As in its previous incarnations at the Excel, the show featured a main stage where various motoring
personalities were interviewed through the course of the show, who this year included renowned designers
Ian Callum CBE and Adrian Newey OBE. The stage also featured “Car Stories”, with the feature cars on
display, and those who are, or had been, associated them in different ways, giving their views on them.
They included the Aston Martin DB4 GT Zagato and DB5 “Goldfinger” continuation models, the Porsche 962
and the Maserati 250F. The show also had a tribute to the life of Bruce McLaren, to mark 50 years since
his passing in a testing accident at Goodwood, and the eponymous company that he founded. The cars on
display ranged from the Austin 7 Ulster that he first competed in back in New Zealand, through F1 cars and
the thundering M8D CanAm car, all in the traditional McLaren orange livery, through to the current Senna
GTR model finished in chrome, blue and black. There was also a celebration of the 40th anniversary of the
Audi Quattro, with a sextet of examples on display in the area joining the balconies of the Grand and
National halls occupied by the show. The 50th anniversary of the Range Rover was also marked with a
display spanning the various models produced through the years, all having the distinctive and
unmistakeable Range Rover look that has evolved through the years.

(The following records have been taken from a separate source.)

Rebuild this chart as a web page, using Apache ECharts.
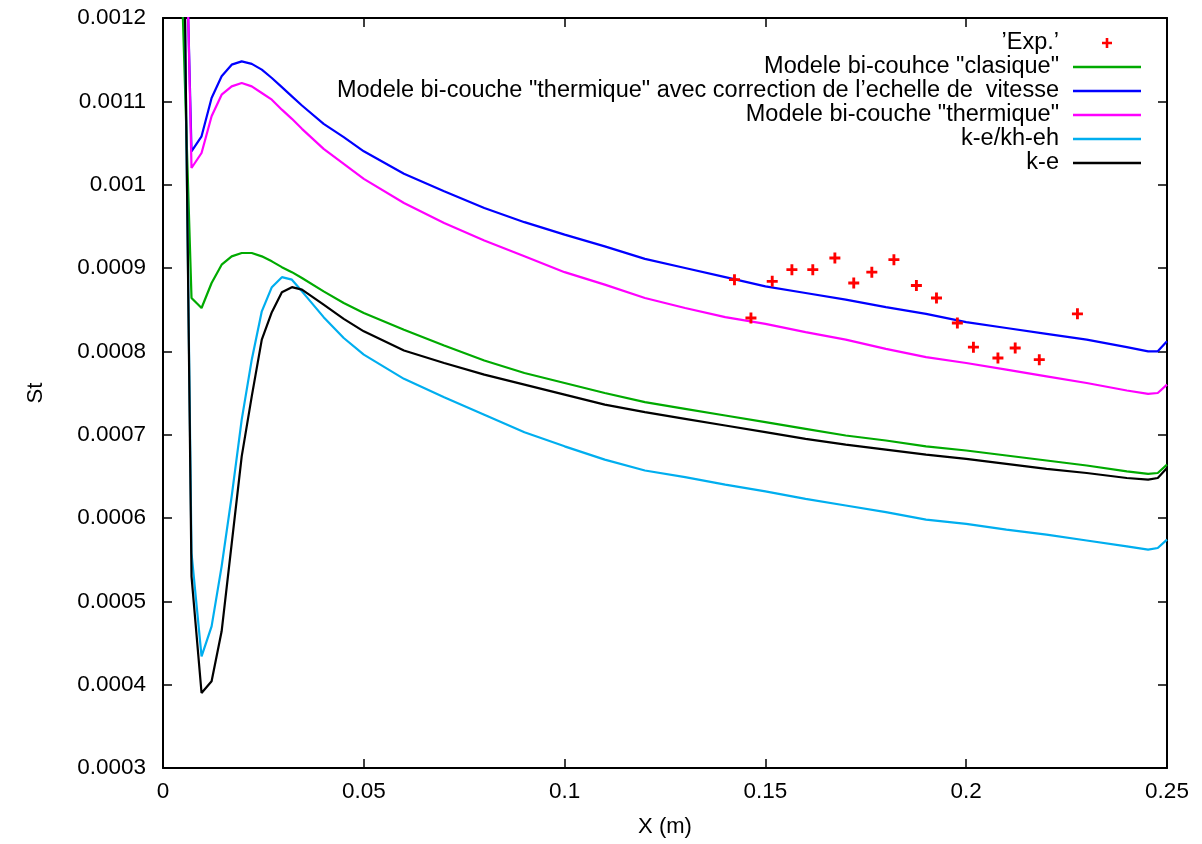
<!DOCTYPE html>
<html><head><meta charset="utf-8">
<script src="https://cdn.jsdelivr.net/npm/echarts@6/dist/echarts.min.js"></script>
<style>html,body{margin:0;padding:0;background:#fff}#c{width:1202px;height:844px}</style>
</head><body><div id="c"></div>
<script>
// ---- data ----
const X_TICKS = [0, 0.05, 0.1, 0.15, 0.2, 0.25];
const Y_TICKS = [0.0003, 0.0004, 0.0005, 0.0006, 0.0007, 0.0008, 0.0009, 0.001, 0.0011, 0.0012];

const X = [0.0047, 0.0071, 0.0096, 0.0121, 0.0146, 0.0171, 0.0196, 0.0221, 0.0246, 0.0271,
  0.0296, 0.0321, 0.0346, 0.04, 0.045, 0.05, 0.06, 0.07, 0.08, 0.09,
  0.10, 0.11, 0.12, 0.13, 0.14, 0.15, 0.16, 0.17, 0.18, 0.19,
  0.20, 0.21, 0.22, 0.23, 0.24, 0.2453, 0.2477, 0.25];

const CLASIQUE = [0.00124, 0.000864, 0.000852, 0.000882, 0.000904, 0.000914, 0.000918, 0.000918, 0.000914, 0.000908,
  0.000901, 0.000895, 0.000888, 0.000872, 0.000858, 0.000846, 0.000826, 0.000807, 0.000789, 0.000774,
  0.000762, 0.000750, 0.000739, 0.000731, 0.000723, 0.000715, 0.000707, 0.000699, 0.000693, 0.000686,
  0.000681, 0.000675, 0.000669, 0.000663, 0.000656, 0.000653, 0.000654, 0.000664];

const THERM_CORR = [0.00151, 0.001040, 0.001058, 0.001104, 0.001130, 0.001144, 0.001148, 0.001145, 0.001138, 0.001128,
  0.001117, 0.001106, 0.001095, 0.001073, 0.001057, 0.001040, 0.001013, 0.000992, 0.000972, 0.000955,
  0.000940, 0.000926, 0.000911, 0.000900, 0.000889, 0.000878, 0.000870, 0.000862, 0.000853, 0.000845,
  0.000835, 0.000828, 0.000821, 0.000814, 0.000805, 0.000800, 0.000800, 0.000812];

const THERM = [0.00155, 0.001020, 0.001038, 0.001082, 0.001108, 0.001118, 0.001122, 0.001118, 0.001110, 0.001102,
  0.001090, 0.001079, 0.001067, 0.001043, 0.001025, 0.001007, 0.000978, 0.000954, 0.000933, 0.000914,
  0.000895, 0.000880, 0.000864, 0.000852, 0.000841, 0.000833, 0.000823, 0.000814, 0.000803, 0.000793,
  0.000786, 0.000778, 0.000770, 0.000762, 0.000753, 0.000749, 0.000750, 0.000760];

const KE_KHEH = [0.0015, 0.000558, 0.000434, 0.000470, 0.000542, 0.000626, 0.000718, 0.000790, 0.000848, 0.000877,
  0.000889, 0.000886, 0.000872, 0.000841, 0.000816, 0.000796, 0.000767, 0.000745, 0.000724, 0.000703,
  0.000686, 0.000670, 0.000657, 0.000649, 0.000640, 0.000632, 0.000623, 0.000615, 0.000607, 0.000598,
  0.000593, 0.000586, 0.000580, 0.000573, 0.000566, 0.000562, 0.000564, 0.000574];

const KE = [0.00153, 0.000530, 0.000390, 0.000404, 0.000464, 0.000569, 0.000674, 0.000746, 0.000814, 0.000847,
  0.000871, 0.000877, 0.000874, 0.000856, 0.000839, 0.000824, 0.000801, 0.000786, 0.000772, 0.000760,
  0.000748, 0.000736, 0.000727, 0.000719, 0.000711, 0.000703, 0.000695, 0.000688, 0.000682, 0.000676,
  0.000671, 0.000665, 0.000659, 0.000654, 0.000648, 0.000646, 0.000648, 0.000660];

const EXP_X = [0.1423, 0.1464, 0.1517, 0.1566, 0.1618, 0.1673, 0.1720, 0.1765, 0.1820, 0.1876,
  0.1926, 0.1978, 0.2018, 0.2079, 0.2122, 0.2182, 0.2277];
const EXP_Y = [0.000886, 0.000840, 0.000884, 0.000898, 0.000898, 0.000912, 0.000882, 0.000895, 0.000910, 0.000879,
  0.000864, 0.000834, 0.000805, 0.000792, 0.000804, 0.000790, 0.000845];

const NAMES = ['\u2019Exp.\u2019', 'Modele bi-couhce "clasique"',
  'Modele bi-couche "thermique" avec correction de l\u2019echelle de  vitesse',
  'Modele bi-couche "thermique"', 'k-e/kh-eh', 'k-e'];

// ---- chart ----
const FONT = '"Liberation Sans", Arial, sans-serif';
const pairs = (xs, ys) => xs.map((x, i) => [x, ys[i]]);
const fmt = (ticks, d) => v => { const t = ticks.find(k => Math.abs(k - v) < 1e-9); return String(+(t !== undefined ? t : v).toFixed(d)); };
const tick = { show: true, inside: true, length: 9, lineStyle: { color: '#000', width: 1.5 } };
const line = { show: true, onZero: false, lineStyle: { color: '#000', width: 2 } };
const PLUS = 'path://M3.7,0H6.3V3.7H10V6.3H6.3V10H3.7V6.3H0V3.7H3.7Z';
const BAR = 'path://M0,0H68V2.4H0Z';

const xBase = { type: 'value', min: X_TICKS[0], max: X_TICKS[X_TICKS.length - 1], interval: 0.05,
  axisLine: line, axisTick: tick, splitLine: { show: false } };
const yBase = { type: 'value', min: Y_TICKS[0], max: Y_TICKS[Y_TICKS.length - 1], interval: 0.0001,
  axisLine: line, axisTick: tick, splitLine: { show: false } };

const mk = (name, data, color) => ({ name, type: 'line', data: pairs(X, data), symbol: 'none', clip: true,
  lineStyle: { color, width: 2.2 }, itemStyle: { color }, emphasis: { disabled: true } });

const option = {
  animation: false,
  backgroundColor: '#fff',
  grid: { left: 163, right: 35, top: 18, bottom: 76, containLabel: false },
  xAxis: [
    Object.assign({}, xBase, { position: 'bottom', name: 'X (m)', nameLocation: 'middle', nameGap: 48,
      nameTextStyle: { fontFamily: FONT, fontSize: 22, color: '#000' },
      axisLabel: { show: true, margin: 12, fontFamily: FONT, fontSize: 22.5, color: '#000', formatter: fmt(X_TICKS, 2) } }),
    Object.assign({}, xBase, { position: 'top', axisLabel: { show: false } })
  ],
  yAxis: [
    Object.assign({}, yBase, { position: 'left', name: 'St', nameLocation: 'middle', nameGap: 116, nameRotate: 90,
      nameTextStyle: { fontFamily: FONT, fontSize: 22, color: '#000' },
      axisLabel: { show: true, margin: 17, fontFamily: FONT, fontSize: 22.5, color: '#000', formatter: fmt(Y_TICKS, 4) } }),
    Object.assign({}, yBase, { position: 'right', axisLabel: { show: false } })
  ],
  legend: {
    orient: 'vertical', right: 61, top: 31, align: 'right', itemGap: 0, itemWidth: 68, itemHeight: 10,
    padding: 0, selectedMode: false,
    textStyle: { fontFamily: FONT, fontSize: 23.5, color: '#000', lineHeight: 23.2, padding: [0, 9, 0, 0] },
    data: NAMES.map((n, i) => i === 0 ? { name: n } : { name: n, icon: BAR })
  },
  series: [
    { name: NAMES[0], type: 'scatter', data: pairs(EXP_X, EXP_Y), symbol: PLUS, symbolSize: 11,
      itemStyle: { color: '#ff0000', opacity: 1 }, emphasis: { disabled: true }, z: 3 },
    mk(NAMES[1], CLASIQUE, '#00aa00'),
    mk(NAMES[2], THERM_CORR, '#0000ff'),
    mk(NAMES[3], THERM, '#ff00ff'),
    mk(NAMES[4], KE_KHEH, '#00aeef'),
    mk(NAMES[5], KE, '#000000')
  ]
};
const chart = echarts.init(document.getElementById('c'), null, { renderer: 'canvas' });
chart.setOption(option);
</script></body></html>
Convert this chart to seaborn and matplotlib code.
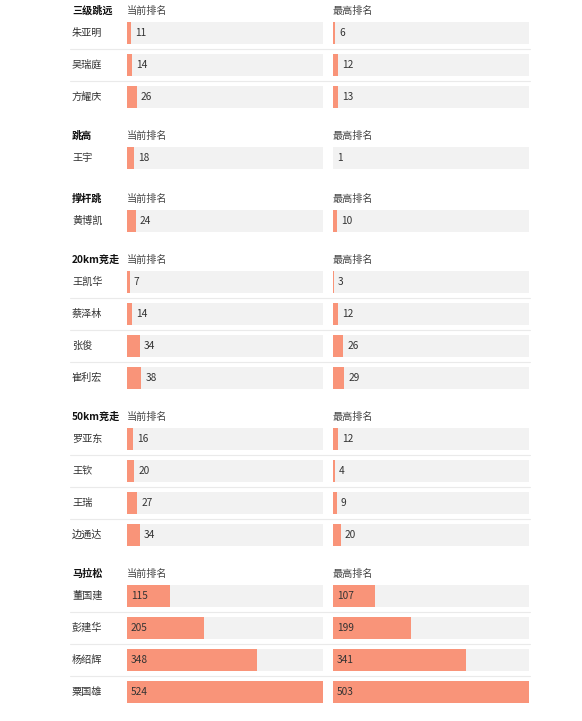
import matplotlib
matplotlib.use("Agg")
import matplotlib.pyplot as plt
import matplotlib.transforms as mtrans
from matplotlib.lines import Line2D
import seaborn as sns
import pandas as pd

sns.set_theme(style="white")
plt.rcParams['font.family'] = ['Noto Sans CJK SC', 'DejaVu Sans']

# ---------------- data ----------------
events = ["三级跳远", "跳高", "撑杆跳", "20km竞走", "50km竞走", "马拉松"]
athletes = [
    ["朱亚明", "吴瑞庭", "方耀庆"],
    ["王宇"],
    ["黄博凯"],
    ["王凯华", "蔡泽林", "张俊", "崔利宏"],
    ["罗亚东", "王钦", "王瑞", "边通达"],
    ["董国建", "彭建华", "杨绍辉", "粟国雄"],
]
current_rank = [
    [11, 14, 26],
    [18],
    [24],
    [7, 14, 34, 38],
    [16, 20, 27, 34],
    [115, 205, 348, 524],
]
best_rank = [
    [6, 12, 13],
    [1],
    [10],
    [3, 12, 26, 29],
    [12, 4, 9, 20],
    [107, 199, 341, 503],
]
col_titles = ["当前排名", "最高排名"]

# ---------------- layout (pixels) ----------------
W, H = 582, 721
fig = plt.figure(figsize=(W / 100, H / 100), dpi=100)
fig.patch.set_facecolor("white")

first_row_y = [33, 158, 221, 282, 439, 596]
row_step = 32
bar_h_px = 22
name_x = 72
col_x = [127, 333]
col_w = 196
sep_x0, sep_x1 = 70, 530
fs = 7.3

bar_color = "#F99479"
track_color = "#F2F2F2"
text_color = "#333333"

series = [current_rank, best_rank]
col_max = [max(max(g) for g in s) for s in series]


def fx(px):
    return px / W


def fy(py):
    return 1 - py / H


for gi, ev in enumerate(events):
    names = athletes[gi]
    n = len(names)
    y0 = first_row_y[gi]
    top = y0 - row_step / 2
    bottom = y0 + (n - 1) * row_step + row_step / 2
    header_y = y0 - 22

    fig.text(fx(name_x), fy(header_y), ev, ha="left", va="center",
             fontsize=fs, fontweight="bold", color="#111111")

    for ci in range(2):
        vals = series[ci][gi]
        df = pd.DataFrame({"name": names, "value": vals,
                           "track": [col_max[ci]] * n})
        ax = fig.add_axes([fx(col_x[ci]), fy(bottom), fx(col_w),
                           (bottom - top) / H])
        sns.barplot(data=df, x="track", y="name", orient="h", ax=ax,
                    color=track_color, width=bar_h_px / row_step,
                    saturation=1, edgecolor="none")
        sns.barplot(data=df, x="value", y="name", orient="h", ax=ax,
                    color=bar_color, width=bar_h_px / row_step,
                    saturation=1, edgecolor="none")
        ax.set_xlim(0, col_max[ci])
        ax.set_ylim(n - 0.5, -0.5)
        ax.axis("off")

        px_per_unit = col_w / col_max[ci]
        for i, v in enumerate(vals):
            wpx = v * px_per_unit
            if wpx > 30:
                xt = 4 / px_per_unit
            else:
                xt = v + 4 / px_per_unit
            ax.text(xt, i, str(v), ha="left", va="center", fontsize=fs,
                    color=text_color)

        fig.text(fx(col_x[ci]), fy(header_y), col_titles[ci], ha="left",
                 va="center", fontsize=fs, color="#444444")

        if ci == 0:
            tr = mtrans.blended_transform_factory(fig.transFigure, ax.transData)
            for i, nm in enumerate(names):
                ax.text(fx(name_x), i, nm, transform=tr, ha="left",
                        va="center", fontsize=fs, color=text_color)

    # separators between rows
    for i in range(n - 1):
        yy = y0 + i * row_step + row_step / 2
        fig.add_artist(Line2D([fx(sep_x0), fx(sep_x1)], [fy(yy), fy(yy)],
                              color="#EAEAEA", linewidth=0.8,
                              transform=fig.transFigure))

fig.savefig("out.png", dpi=100, facecolor="white")
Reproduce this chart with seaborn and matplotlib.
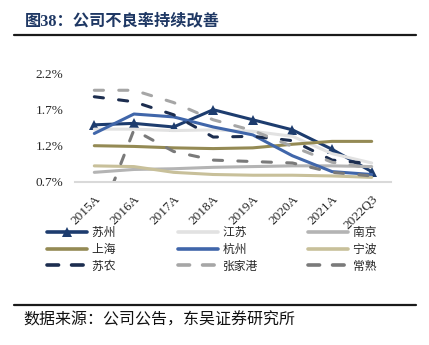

There were numerous and varied car club stands ranging from The London Vintage Taxi Association,
through the Transit Van Club, the Fiat 500 Club UK, the Ford AVO Owners’ Club, the Lancia Motor Club,
Lamborghini Club UK, and Porsche Club Great Britain, to name but a few. The Ferrari Owners’ Club Of
Great Britain, was well represented by the Kent Area Group under the guidance of area group organiser
Peter Critchell, featuring an impressive display of nine cars, ranging from a 365 GT 2+2 to a 430 Spider F1.
For aficionados of the “Cavallino Rampante” there were plenty of other examples on the trade stands,
notably that of Joe Macari, which had modern supercars like a F50 and Enzo amongst their offerings, whilst
another Enzo could be found on the stand of GVE London, which also featured a 512 TR and a 550
Barchetta. There were also some older classic models spread around the stands, like the freshly restored
250 GT Lusso on GTO Engineering’s stand, a 275 GTS on that of Hall & Hall, a 365 GTC on the Classic
Motor Hub stand, a Dino 246 GT on The Market stand and a 365 GTB4 on Tom Hartley’s stand. If one
wanted to be politically correct in today’s environment, there was also a 308 GTS with electric motive power
on the Electric Classic Cars stand.
Apart from the wide variety of vendors of classic motoring ephemera, the show also featured a Coys
Auction, where there was a varied selection of offerings, including a rather distressed 1968 Mini Cooper,
needing a little more than TLC to make it roadworthy again! Here Ferraris were also a strong feature, with
nine examples on offer, including a pair of yellow LHD examples from Belgium, a Dino 246 GT and a
Testarossa, along with a red US specification 328 GTS. The sale achieved a 65% sell-through rate, with the
top sale being a 1974 Maserati Ghibli SS Spider, which achieved £800,000, whilst a 1983 Ferrari 512 BBi
with delivery miles only sold for £400,000.